Dave recalls: “Back then we were more guitar-based, more krautrock and post-rock. I was thinking about that yesterday and how far we’ve come. Our first festival was Castlepalooza and we realised something was going down. Also there was a point where we played the Button Factory. There were DJs on before us and we thought, what do these people wanna hear, so we basically got out our more dancey tracks and the reaction was tangible, a watershed moment of, ‘Holy crap, people are really going for this’.”

Since then, the band have been given carte blanche to do whatever they want on stage, without worrying it’ll backfire.

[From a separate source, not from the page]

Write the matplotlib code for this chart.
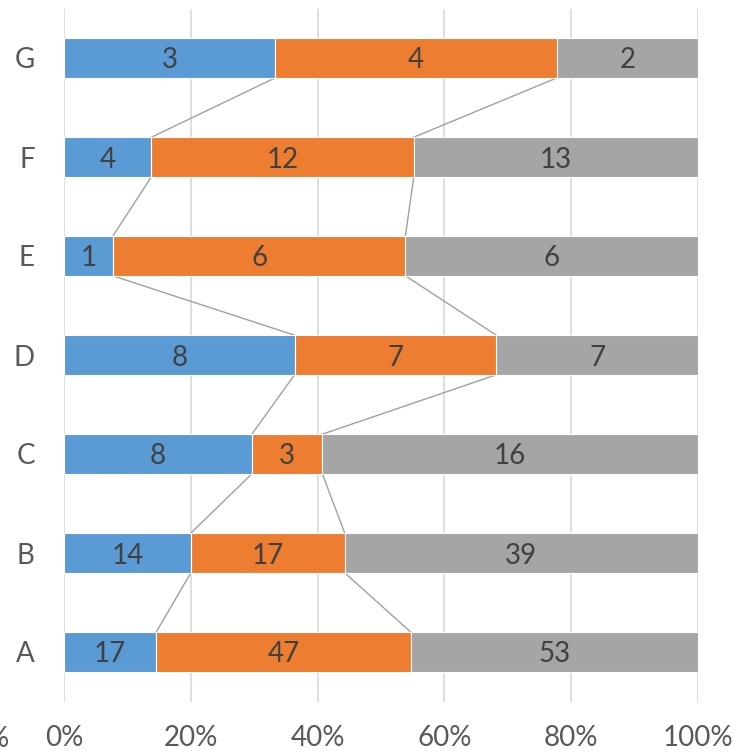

People still talk about the first time they played the Jurassic Park theme at Electric Picnic a few years ago, a preposterous idea on paper that became their calling card for a while.

Pope says: “The great part about that is, it’s like the national anthem after a good nightclub. Also, people have been there for an hour of original music, they’ve been with us the whole time, so it’s totally cool to give back a little bit of goofiness at the end. Then again, as soon as people started talking about it too much we just stopped doing it.”

David adds: “People didn’t realise we did loads of different things before that, we did Total Recall, ET.”

“I wanna finish to Riverdance next,” Pope adds.

In an interview last year, Pope said they’d once asked Jimmy Somerville to guest on a track but he never even replied, so now that they’ve got added industry muscle with the Universal deal, have they any other singers on the wish-list now that they’re already working on album 3?

Pope doesn’t think too much before saying: “We’d love to work with Robyn. She’s amazing, a complete package. It wouldn’t even be a collaboration, you’d just let her run away with it. In saying that I’ve still got my heart set on Jimmy Somerville! We were thinking of Bonnie Tyler but I’m not sure her voice is what it was. We could get her to freestyle over something.”David only has one voice on his mind: “John Oates. Not Daryl Hall though.”